A magnet is suspended in the magnetic meridian with an untwisted wire. The upper end of wire is rotated through ${180}^{\circ }$ to deflect the magnet by ${30}^{\circ }$ from magnetic meridian. When this magnet is replaced by another magnet, the upper end of wire is rotated through ${270}^{\circ }$ to deflect the magnet ${30}^{\circ }$ from magnetic meridian.

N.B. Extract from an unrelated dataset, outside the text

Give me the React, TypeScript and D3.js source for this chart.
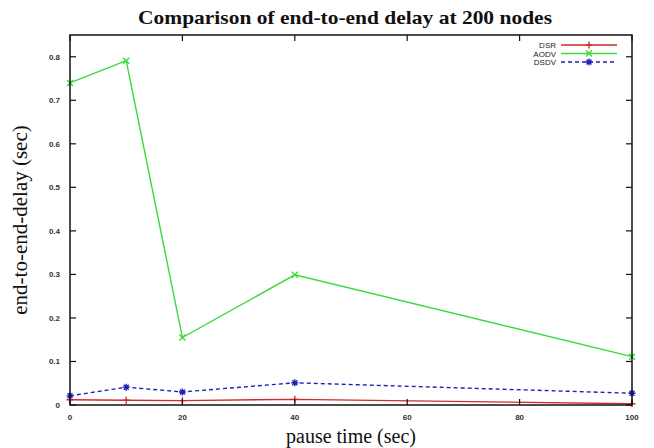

The ratio of magnetic moments of magnets is

• A. 1 : 5
• B. 1 : 8
• C. 5 : 8
• D. 8 : 5

Answer 1

The correct option is C 5 : 8

Let $M_1$ and $M_2$ be the magnetic moments of magnets and H the horizontal component of earth's field.
We have $\tau =MHsin\theta$. If $\varphi$ is the twist of wire, then $\tau =C\varphi$ C being restoring couple per unit twist of wire
$\Rightarrow C\varphi =MHsin\theta$
Here ${\varphi }_1=({180}^{\circ }-{30}^{\circ })={150}^{\circ }=150\times \frac{\pi }{180}rad$
${\varphi }_2=({270}^{\circ }-{30}^{\circ })={240}^{\circ }=240\times \frac{\pi }{180}rad$
So, $C{\varphi }_1=M_{1}Hsin\theta$ (For deflection $\theta ={30}^{\circ }$ of I magnet)
$C{\varphi }_2=M_{2}Hsin\theta$ (For deflection $\theta ={30}^{\circ }$ of II magnet)
Dividing
$\frac{{\varphi }_1}{{\varphi }_2}=\frac{M_1}{M_2}$
$\Rightarrow \frac{M_1}{M_2}=\frac{{\varphi }_1}{{\varphi }_2}=\frac{150\times \left(\frac{\pi }{180}\right)}{240\times \left(\frac{\pi }{180}\right)}=\frac{15}{24}=\frac{5}{8}$
$\Rightarrow M_1:M_2=5:8$